It's one hell of an evening, I'll tell you that much. Very deep thoughts. They are good, bad, and everything in between. And all the while- they are worth it. Even the bad ones are worth it because they were so damn good at one point... once they leave you, you feel like all kinds of utter shite- but you'd do it all over again for those memories. I have no idea how I was able to know such truths at such a young age, but I did. And I have kept those truths ever since.
Have you ever wondered if you are the only one who remembers your most incredible memories? And if so... maybe others are just shining you on in saying they also do? Surely no one else remembers the way I do.
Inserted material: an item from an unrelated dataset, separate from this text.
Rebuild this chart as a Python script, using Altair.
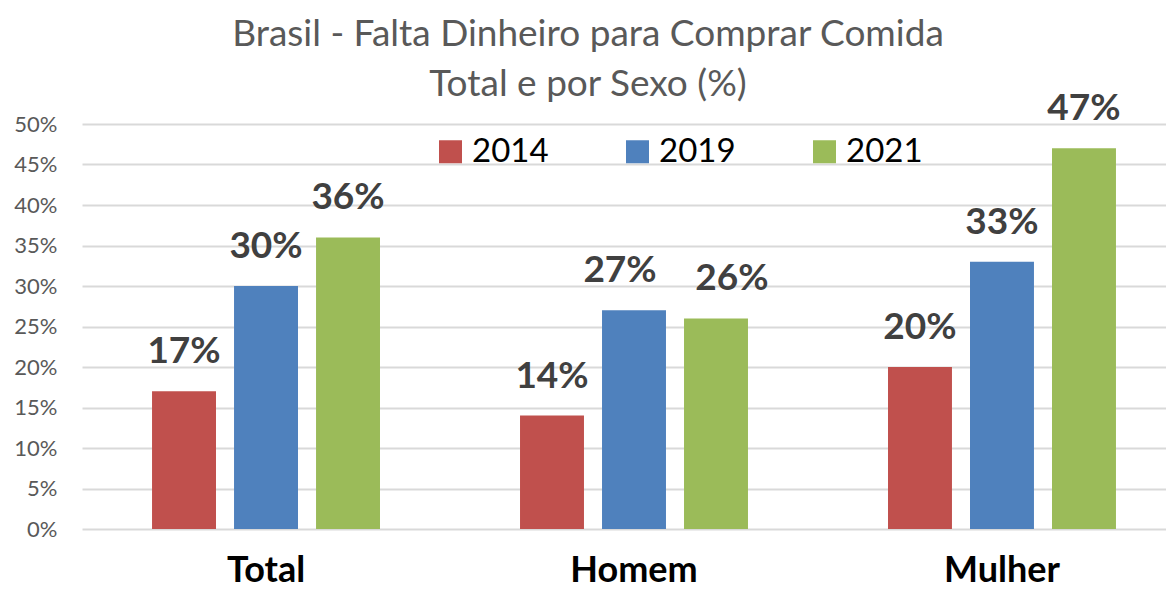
import altair as alt
import pandas as pd

categorias = ["Total", "Homem", "Mulher"]
anos = ["2014", "2019", "2021"]
valores_2014 = [17, 14, 20]
valores_2019 = [30, 27, 33]
valores_2021 = [36, 26, 47]
y_ticks = [0, 5, 10, 15, 20, 25, 30, 35, 40, 45, 50]
title_lines = ["Brasil - Falta Dinheiro para Comprar Comida", "Total e por Sexo (%)"]
cores = ["#C0504D", "#4F81BD", "#9BBB59"]

rows = []
for ano, vals in zip(anos, [valores_2014, valores_2019, valores_2021]):
    for c, v in zip(categorias, vals):
        rows.append({"Sexo": c, "Ano": ano, "Valor": v})
df = pd.DataFrame(rows)
df["Rotulo"] = df["Valor"].astype(str) + "%"

FONT = "Lato"

x = alt.X(
    "Sexo:N", sort=categorias,
    scale=alt.Scale(range=[0, 1104], paddingInner=0.3315, paddingOuter=0.1658),
    axis=alt.Axis(title=None, labelFontSize=36, labelFontWeight="bold", labelColor="#000000",
                  labelFont=FONT, labelPadding=24, domain=False, ticks=False, labelAngle=0),
)
xo = alt.XOffset("Ano:N", sort=anos, scale=alt.Scale(paddingInner=0.22, paddingOuter=0.11))
y = alt.Y(
    "Valor:Q",
    scale=alt.Scale(domain=[0, 50], nice=False),
    axis=alt.Axis(values=y_ticks, labelExpr="datum.value + '%'", title=None, labelFontSize=22,
                  labelColor="#595959", labelFont=FONT, labelPadding=25, domain=False, ticks=False,
                  gridColor="#D9D9D9", gridWidth=2),
)
color = alt.Color(
    "Ano:N", sort=anos,
    scale=alt.Scale(domain=anos, range=cores),
    legend=alt.Legend(orient="none", direction="horizontal", legendX=352, legendY=11, title=None,
                      symbolType="square", symbolSize=529, symbolStrokeWidth=0, labelFontSize=33,
                      labelFont=FONT, labelColor="#000000", labelOffset=5, columnPadding=72,
                      symbolOpacity=1),
)

bars = alt.Chart(df).mark_bar().encode(x=x, xOffset=xo, y=y, color=color)

def rotulos(dx, filtro):
    return alt.Chart(df).mark_text(
        font=FONT, fontSize=37, fontWeight="bold", color="#404040",
        baseline="alphabetic", dy=-28, dx=dx,
    ).encode(
        x=alt.X("Sexo:N", sort=categorias),
        xOffset=alt.XOffset("Ano:N", sort=anos),
        y=alt.Y("Valor:Q"),
        text="Rotulo:N",
    ).transform_filter(filtro)

t_normal = rotulos(0, "!(datum.Sexo == 'Homem' && datum.Ano != '2014')")
t_esq = rotulos(-14, "datum.Sexo == 'Homem' && datum.Ano == '2019'")
t_dir = rotulos(16, "datum.Sexo == 'Homem' && datum.Ano == '2021'")

def titulo(texto, ypos):
    return alt.Chart(pd.DataFrame({"t": [texto]})).mark_text(
        font=FONT, fontSize=37, color="#595959", align="center", baseline="middle",
    ).encode(text="t:N", x=alt.value(506), y=alt.value(ypos))

tit1 = titulo(title_lines[0], -89)
tit2 = titulo(title_lines[1], -39)

chart = alt.layer(bars, t_normal, t_esq, t_dir, tit1, tit2).properties(
    width=1084, height=405,
    autosize=alt.AutoSizeParams(type="none"),
    padding={"left": 74, "top": 116, "right": 0, "bottom": 62},
).configure_view(strokeWidth=0)

chart.save("out.html", embed_options={"renderer": "svg", "actions": False})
You know... I just want to make really good food for the people I love. I want them to sit back and be treated, feel loved by the effort and service I freely give. Maybe get some nice hugs in the end. Okay, not free- I get hugged. And hugged by the RIGHT people. What does that mean? I want to give and be acknowledged, it seems. That sounds selfish. No... I want to work hard for people. And I want them to know the depths of my feelings and feel good about it themselves. The hug implies they truly understand.
But this was all about me tonight, I was the only one eating:
I made some spectacular fettuccine Alfredo... no. Imma be real withchoo all... there was no fettuccine, it was radiatore. But that shit was damn good. And I have leftovers for tomorrow. Who knows... ,maybe not, I'm still working on it.
And no hangover, woot! We have tons of liquor bottles around from a lady we know who does catering and other parties- when she has stuff left over she gives it to us... and then it just sits here forever. So after a couple years of this one bottle sitting here, I decided to make it my project over the last week. Mission accomplished. I am far too responsible- before the night ended on both intoxicated evenings I drank a bottle of water and took an electrolyte supplement before I went to sleep :P
I’m using speech to text here… I’m getting drunk for the second time in a week. Some thing I think I’ve only done one time in the last 23 years. I feel like it’s doing me quite well, a good anti-anxiety exercise that is non-prescription. Pretty sure I can keep this under control. All I know is, I feel completely relaxed. And that’s something that I’ve needed for a very long time. Just me and some Netflix.
Girl, I have had more wine in the last 4 months of lockdown than I think I've had in the last 4 years. Now, I like a good glass of wine, don't get me wrong, but I have resorted to the cheap stuff that I can get in a 2.5 minute run to Aldi. LOL! Cheers!
Yeah, I think this time in the world has a few of us doing whacky stuff.
I am moving in all of this madness, so beer-thirty has happened more often.
SO, I have 2 Instagram accounts- one for Tarot: @expeditioncartomancy - and my personal one @digitalexpeditionist. Feel free to follow both. On my personal one I have been adding short video updates with my recovery. They are super dumb, but, that's my shtick.
I will try and have a day off in between each careful exercise day while recovering (nothing today, I had a good slow walk yesterday). I don't want to mess anything up. I have plenty of time to get wild again. Surely I can relax for 7 more weeks. Just a good walk every other day. And a good one not meaning fast or crazy long, just enough to promote great circulation and keep my muscles moving.
I don't know if you've mentioned this before but, do you use inserts in your shoes?
I used to. Before last year I couldn't do any of this walking without them. But now I have these particular Nikes that are so comfortable I don't need them.
Hmmm. I might need you to send me that shoe info...
It's the Nike Women's Air Max Torch 4 Running Sneaker- not made specifically for walking, but it does well for me. I got 2 pairs in different colors and just switch them out periodically.